• Provided material:

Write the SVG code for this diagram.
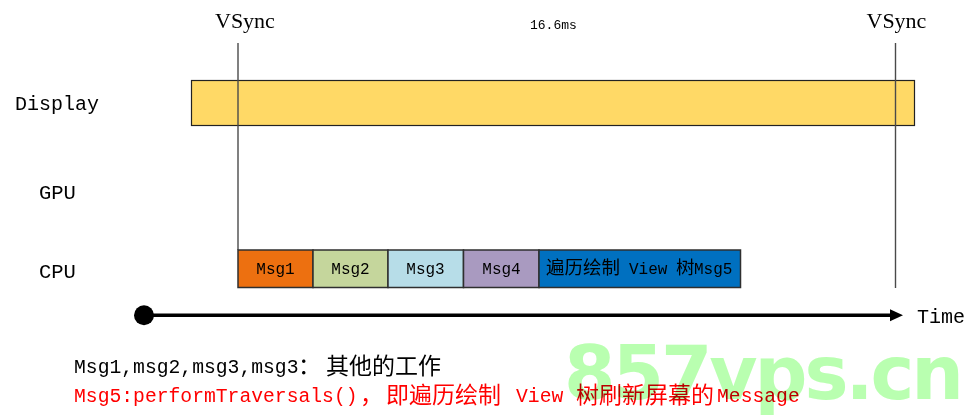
<svg xmlns="http://www.w3.org/2000/svg" width="979" height="419" viewBox="0 0 979 419">
<style>
.m{font-family:"Liberation Mono","Noto Sans CJK SC",monospace;fill:#000}
.s{font-family:"Liberation Serif","Noto Sans CJK SC",serif;fill:#000}
.c{font-family:"Noto Sans CJK SC","Liberation Sans",sans-serif}
.box{stroke:#2f2f2f;stroke-width:1.5}
.lab{font-size:16px;text-anchor:middle}
.vs{stroke:#4a4a4a;stroke-width:1.4;fill:none}
</style>
<defs><marker id="arrow" markerUnits="userSpaceOnUse" markerWidth="14" markerHeight="14" refX="0" refY="7" orient="auto"><path d="M0 1L13 7L0 13Z" fill="#000"/></marker></defs>
<rect width="979" height="419" fill="#fff"/>
<g id="display"><rect x="191.500" y="80.500" width="723" height="45" fill="#ffd966" stroke="#222" stroke-width="1.200"/></g>
<g id="connectors">
<line class="vs" x1="238" y1="43" x2="238" y2="250"/>
<line class="vs" x1="895.500" y1="43" x2="895.500" y2="288"/>
<line x1="146" y1="315.300" x2="890" y2="315.300" stroke="#000" stroke-width="3.500" marker-end="url(#arrow)"/>
<circle cx="144" cy="315.300" r="10" fill="#000"/>
</g>
<g id="msg1"><rect class="box" x="238" y="250" width="75" height="37.500" fill="#ed7010"/><text class="m lab" x="275.500" y="274">Msg1</text></g>
<g id="msg2"><rect class="box" x="313" y="250" width="75" height="37.500" fill="#c5d69c"/><text class="m lab" x="350.500" y="274">Msg2</text></g>
<g id="msg3"><rect class="box" x="388" y="250" width="75.500" height="37.500" fill="#b7dde8"/><text class="m lab" x="425.500" y="274">Msg3</text></g>
<g id="msg4"><rect class="box" x="463.500" y="250" width="75.500" height="37.500" fill="#a99ac0"/><text class="m lab" x="501.500" y="274">Msg4</text></g>
<g id="msg5"><rect class="box" x="539" y="250" width="201.500" height="37.500" fill="#0070c0"/>
<text class="m" font-size="16"><tspan class="c" x="546" y="274" font-size="18.500">遍历绘制</tspan><tspan x="629" y="274">View</tspan><tspan class="c" x="676" y="274" font-size="18.500">树</tspan><tspan x="694" y="274">Msg5</tspan></text></g>
<g id="labels">
<text class="s" x="215" y="28" font-size="22">VSync</text>
<text class="s" x="866.500" y="28" font-size="22">VSync</text>
<text class="m" x="530" y="29" font-size="13">16.6ms</text>
<text class="m" x="15" y="110" font-size="20">Display</text>
<text class="m" x="39" y="199" font-size="20.500">GPU</text>
<text class="m" x="39" y="278" font-size="20.500">CPU</text>
<text class="m" x="917" y="323" font-size="20">Time</text>
</g>
<g id="notes">
<text class="m" font-size="19.700"><tspan x="74" y="373">Msg1,msg2,msg3,msg3</tspan><tspan class="c" x="298" y="374" font-size="23">：</tspan><tspan class="c" x="326" y="374" font-size="23">其他的工作</tspan></text>
<text class="m" font-size="19.700" style="fill:#f00"><tspan x="74" y="402">Msg5:performTraversals()</tspan><tspan class="c" x="360" y="403" font-size="23">，</tspan><tspan class="c" x="386" y="403" font-size="23">即遍历绘制</tspan><tspan x="516" y="402">View</tspan><tspan class="c" x="576" y="403" font-size="23">树刷新屏幕的</tspan><tspan x="717" y="402">Message</tspan></text>
</g>
<text id="watermark" x="564" y="399" font-family="'DejaVu Sans',sans-serif" font-weight="700" font-size="74" fill="#b9ffb0" style="mix-blend-mode:multiply" textLength="400">857vps.cn</text>
</svg>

• Directive: Repeat the data exactly, dropping every picture it holds.

• Completed exercise:
Write the SVG code for this diagram.
<svg xmlns="http://www.w3.org/2000/svg" width="979" height="419" viewBox="0 0 979 419">
<style>
.m{font-family:"Liberation Mono","Noto Sans CJK SC",monospace;fill:#000}
.s{font-family:"Liberation Serif","Noto Sans CJK SC",serif;fill:#000}
.c{font-family:"Noto Sans CJK SC","Liberation Sans",sans-serif}
.box{stroke:#2f2f2f;stroke-width:1.5}
.lab{font-size:16px;text-anchor:middle}
.vs{stroke:#4a4a4a;stroke-width:1.4;fill:none}
</style>
<defs><marker id="arrow" markerUnits="userSpaceOnUse" markerWidth="14" markerHeight="14" refX="0" refY="7" orient="auto"><path d="M0 1L13 7L0 13Z" fill="#000"/></marker></defs>
<rect width="979" height="419" fill="#fff"/>
<g id="display"><rect x="191.500" y="80.500" width="723" height="45" fill="#ffd966" stroke="#222" stroke-width="1.200"/></g>
<g id="connectors">
<line class="vs" x1="238" y1="43" x2="238" y2="250"/>
<line class="vs" x1="895.500" y1="43" x2="895.500" y2="288"/>
<line x1="146" y1="315.300" x2="890" y2="315.300" stroke="#000" stroke-width="3.500" marker-end="url(#arrow)"/>
<circle cx="144" cy="315.300" r="10" fill="#000"/>
</g>
<g id="msg1"><rect class="box" x="238" y="250" width="75" height="37.500" fill="#ed7010"/><text class="m lab" x="275.500" y="274">Msg1</text></g>
<g id="msg2"><rect class="box" x="313" y="250" width="75" height="37.500" fill="#c5d69c"/><text class="m lab" x="350.500" y="274">Msg2</text></g>
<g id="msg3"><rect class="box" x="388" y="250" width="75.500" height="37.500" fill="#b7dde8"/><text class="m lab" x="425.500" y="274">Msg3</text></g>
<g id="msg4"><rect class="box" x="463.500" y="250" width="75.500" height="37.500" fill="#a99ac0"/><text class="m lab" x="501.500" y="274">Msg4</text></g>
<g id="msg5"><rect class="box" x="539" y="250" width="201.500" height="37.500" fill="#0070c0"/>
<text class="m" font-size="16"><tspan class="c" x="546" y="274" font-size="18.500">遍历绘制</tspan><tspan x="629" y="274">View</tspan><tspan class="c" x="676" y="274" font-size="18.500">树</tspan><tspan x="694" y="274">Msg5</tspan></text></g>
<g id="labels">
<text class="s" x="215" y="28" font-size="22">VSync</text>
<text class="s" x="866.500" y="28" font-size="22">VSync</text>
<text class="m" x="530" y="29" font-size="13">16.6ms</text>
<text class="m" x="15" y="110" font-size="20">Display</text>
<text class="m" x="39" y="199" font-size="20.500">GPU</text>
<text class="m" x="39" y="278" font-size="20.500">CPU</text>
<text class="m" x="917" y="323" font-size="20">Time</text>
</g>
<g id="notes">
<text class="m" font-size="19.700"><tspan x="74" y="373">Msg1,msg2,msg3,msg3</tspan><tspan class="c" x="298" y="374" font-size="23">：</tspan><tspan class="c" x="326" y="374" font-size="23">其他的工作</tspan></text>
<text class="m" font-size="19.700" style="fill:#f00"><tspan x="74" y="402">Msg5:performTraversals()</tspan><tspan class="c" x="360" y="403" font-size="23">，</tspan><tspan class="c" x="386" y="403" font-size="23">即遍历绘制</tspan><tspan x="516" y="402">View</tspan><tspan class="c" x="576" y="403" font-size="23">树刷新屏幕的</tspan><tspan x="717" y="402">Message</tspan></text>
</g>
<text id="watermark" x="564" y="399" font-family="'DejaVu Sans',sans-serif" font-weight="700" font-size="74" fill="#b9ffb0" style="mix-blend-mode:multiply" textLength="400">857vps.cn</text>
</svg>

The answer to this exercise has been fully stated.